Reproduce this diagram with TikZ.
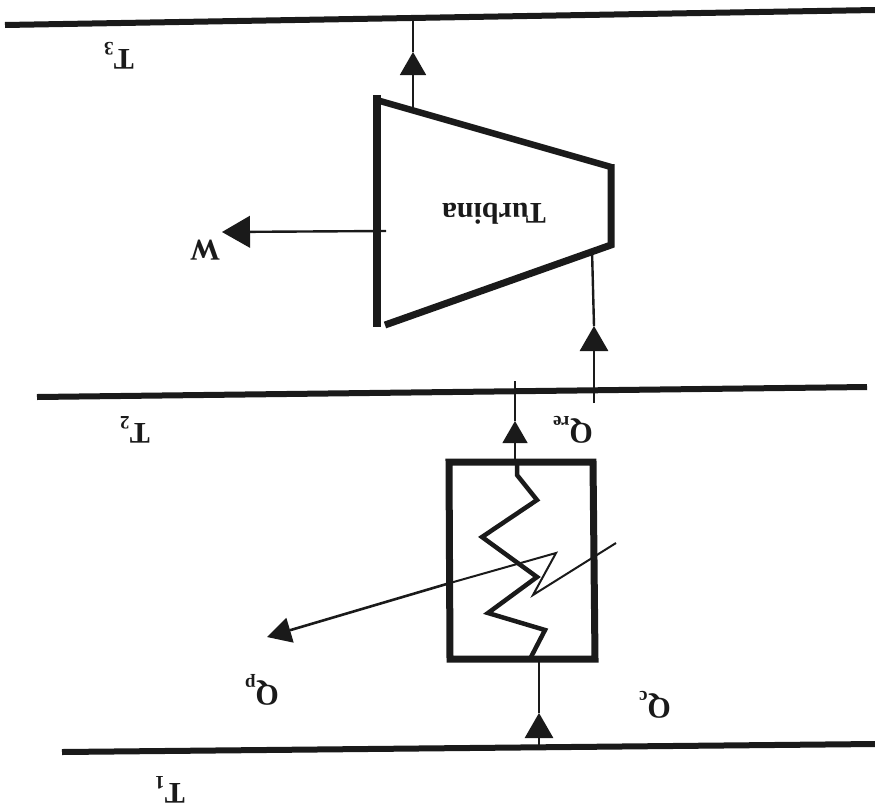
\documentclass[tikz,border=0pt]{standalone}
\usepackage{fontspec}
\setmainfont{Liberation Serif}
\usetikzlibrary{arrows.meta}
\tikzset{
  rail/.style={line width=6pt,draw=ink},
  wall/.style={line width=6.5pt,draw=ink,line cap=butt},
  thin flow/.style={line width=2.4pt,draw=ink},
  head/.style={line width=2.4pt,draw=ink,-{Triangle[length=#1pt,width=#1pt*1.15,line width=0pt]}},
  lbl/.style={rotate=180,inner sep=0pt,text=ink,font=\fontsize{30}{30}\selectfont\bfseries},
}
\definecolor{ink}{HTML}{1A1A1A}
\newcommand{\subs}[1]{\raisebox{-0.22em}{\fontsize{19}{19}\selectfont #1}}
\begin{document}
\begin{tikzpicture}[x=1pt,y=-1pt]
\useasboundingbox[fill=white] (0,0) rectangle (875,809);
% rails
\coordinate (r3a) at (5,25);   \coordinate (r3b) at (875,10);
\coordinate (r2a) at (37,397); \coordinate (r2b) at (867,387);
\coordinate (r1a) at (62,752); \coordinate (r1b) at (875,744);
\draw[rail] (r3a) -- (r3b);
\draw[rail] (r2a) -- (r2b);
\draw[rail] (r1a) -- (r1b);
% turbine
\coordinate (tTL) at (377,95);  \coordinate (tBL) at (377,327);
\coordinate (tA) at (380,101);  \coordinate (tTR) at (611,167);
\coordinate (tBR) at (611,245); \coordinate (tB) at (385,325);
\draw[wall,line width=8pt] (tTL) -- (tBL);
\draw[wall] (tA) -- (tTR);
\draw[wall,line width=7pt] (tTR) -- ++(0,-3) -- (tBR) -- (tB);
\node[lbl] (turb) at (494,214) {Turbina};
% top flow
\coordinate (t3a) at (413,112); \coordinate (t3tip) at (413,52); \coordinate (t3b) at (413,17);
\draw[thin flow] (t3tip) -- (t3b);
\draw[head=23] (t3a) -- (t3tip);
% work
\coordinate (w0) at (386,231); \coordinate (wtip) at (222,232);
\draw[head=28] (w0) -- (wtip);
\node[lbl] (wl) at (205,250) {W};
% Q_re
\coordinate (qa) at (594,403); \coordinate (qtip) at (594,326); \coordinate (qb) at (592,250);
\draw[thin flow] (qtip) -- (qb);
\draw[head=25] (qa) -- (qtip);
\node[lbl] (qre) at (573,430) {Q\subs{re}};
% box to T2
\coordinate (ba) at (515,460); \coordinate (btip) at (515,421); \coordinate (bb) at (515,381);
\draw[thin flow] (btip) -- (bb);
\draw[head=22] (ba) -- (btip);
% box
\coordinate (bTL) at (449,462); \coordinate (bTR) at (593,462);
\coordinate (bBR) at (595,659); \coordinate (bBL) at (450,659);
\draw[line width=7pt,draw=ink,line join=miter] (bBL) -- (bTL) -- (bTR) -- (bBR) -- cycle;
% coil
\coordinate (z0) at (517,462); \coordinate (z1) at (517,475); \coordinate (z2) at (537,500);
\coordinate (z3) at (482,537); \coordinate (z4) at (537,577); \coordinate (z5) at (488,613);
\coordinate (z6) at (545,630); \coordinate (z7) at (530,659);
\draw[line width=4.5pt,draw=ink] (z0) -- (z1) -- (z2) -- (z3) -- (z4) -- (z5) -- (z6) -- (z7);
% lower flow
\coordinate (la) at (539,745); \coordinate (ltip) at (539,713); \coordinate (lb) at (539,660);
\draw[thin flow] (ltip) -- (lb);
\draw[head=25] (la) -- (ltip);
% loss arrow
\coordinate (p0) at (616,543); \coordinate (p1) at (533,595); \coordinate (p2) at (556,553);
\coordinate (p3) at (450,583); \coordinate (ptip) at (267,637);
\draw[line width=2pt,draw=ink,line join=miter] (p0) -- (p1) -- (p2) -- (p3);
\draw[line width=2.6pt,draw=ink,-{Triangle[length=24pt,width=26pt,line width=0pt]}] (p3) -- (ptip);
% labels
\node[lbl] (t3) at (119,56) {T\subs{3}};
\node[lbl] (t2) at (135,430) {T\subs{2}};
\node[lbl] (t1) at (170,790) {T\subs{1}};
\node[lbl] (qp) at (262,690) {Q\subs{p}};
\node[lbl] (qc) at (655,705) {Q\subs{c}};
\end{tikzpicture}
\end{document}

Problem: Transcribe the listing in full. Omit the pictures and keep every line exact.

Task answer:
Reproduce this diagram with TikZ.
\documentclass[tikz,border=0pt]{standalone}
\usepackage{fontspec}
\setmainfont{Liberation Serif}
\usetikzlibrary{arrows.meta}
\tikzset{
  rail/.style={line width=6pt,draw=ink},
  wall/.style={line width=6.5pt,draw=ink,line cap=butt},
  thin flow/.style={line width=2.4pt,draw=ink},
  head/.style={line width=2.4pt,draw=ink,-{Triangle[length=#1pt,width=#1pt*1.15,line width=0pt]}},
  lbl/.style={rotate=180,inner sep=0pt,text=ink,font=\fontsize{30}{30}\selectfont\bfseries},
}
\definecolor{ink}{HTML}{1A1A1A}
\newcommand{\subs}[1]{\raisebox{-0.22em}{\fontsize{19}{19}\selectfont #1}}
\begin{document}
\begin{tikzpicture}[x=1pt,y=-1pt]
\useasboundingbox[fill=white] (0,0) rectangle (875,809);
% rails
\coordinate (r3a) at (5,25);   \coordinate (r3b) at (875,10);
\coordinate (r2a) at (37,397); \coordinate (r2b) at (867,387);
\coordinate (r1a) at (62,752); \coordinate (r1b) at (875,744);
\draw[rail] (r3a) -- (r3b);
\draw[rail] (r2a) -- (r2b);
\draw[rail] (r1a) -- (r1b);
% turbine
\coordinate (tTL) at (377,95);  \coordinate (tBL) at (377,327);
\coordinate (tA) at (380,101);  \coordinate (tTR) at (611,167);
\coordinate (tBR) at (611,245); \coordinate (tB) at (385,325);
\draw[wall,line width=8pt] (tTL) -- (tBL);
\draw[wall] (tA) -- (tTR);
\draw[wall,line width=7pt] (tTR) -- ++(0,-3) -- (tBR) -- (tB);
\node[lbl] (turb) at (494,214) {Turbina};
% top flow
\coordinate (t3a) at (413,112); \coordinate (t3tip) at (413,52); \coordinate (t3b) at (413,17);
\draw[thin flow] (t3tip) -- (t3b);
\draw[head=23] (t3a) -- (t3tip);
% work
\coordinate (w0) at (386,231); \coordinate (wtip) at (222,232);
\draw[head=28] (w0) -- (wtip);
\node[lbl] (wl) at (205,250) {W};
% Q_re
\coordinate (qa) at (594,403); \coordinate (qtip) at (594,326); \coordinate (qb) at (592,250);
\draw[thin flow] (qtip) -- (qb);
\draw[head=25] (qa) -- (qtip);
\node[lbl] (qre) at (573,430) {Q\subs{re}};
% box to T2
\coordinate (ba) at (515,460); \coordinate (btip) at (515,421); \coordinate (bb) at (515,381);
\draw[thin flow] (btip) -- (bb);
\draw[head=22] (ba) -- (btip);
% box
\coordinate (bTL) at (449,462); \coordinate (bTR) at (593,462);
\coordinate (bBR) at (595,659); \coordinate (bBL) at (450,659);
\draw[line width=7pt,draw=ink,line join=miter] (bBL) -- (bTL) -- (bTR) -- (bBR) -- cycle;
% coil
\coordinate (z0) at (517,462); \coordinate (z1) at (517,475); \coordinate (z2) at (537,500);
\coordinate (z3) at (482,537); \coordinate (z4) at (537,577); \coordinate (z5) at (488,613);
\coordinate (z6) at (545,630); \coordinate (z7) at (530,659);
\draw[line width=4.5pt,draw=ink] (z0) -- (z1) -- (z2) -- (z3) -- (z4) -- (z5) -- (z6) -- (z7);
% lower flow
\coordinate (la) at (539,745); \coordinate (ltip) at (539,713); \coordinate (lb) at (539,660);
\draw[thin flow] (ltip) -- (lb);
\draw[head=25] (la) -- (ltip);
% loss arrow
\coordinate (p0) at (616,543); \coordinate (p1) at (533,595); \coordinate (p2) at (556,553);
\coordinate (p3) at (450,583); \coordinate (ptip) at (267,637);
\draw[line width=2pt,draw=ink,line join=miter] (p0) -- (p1) -- (p2) -- (p3);
\draw[line width=2.6pt,draw=ink,-{Triangle[length=24pt,width=26pt,line width=0pt]}] (p3) -- (ptip);
% labels
\node[lbl] (t3) at (119,56) {T\subs{3}};
\node[lbl] (t2) at (135,430) {T\subs{2}};
\node[lbl] (t1) at (170,790) {T\subs{1}};
\node[lbl] (qp) at (262,690) {Q\subs{p}};
\node[lbl] (qc) at (655,705) {Q\subs{c}};
\end{tikzpicture}
\end{document}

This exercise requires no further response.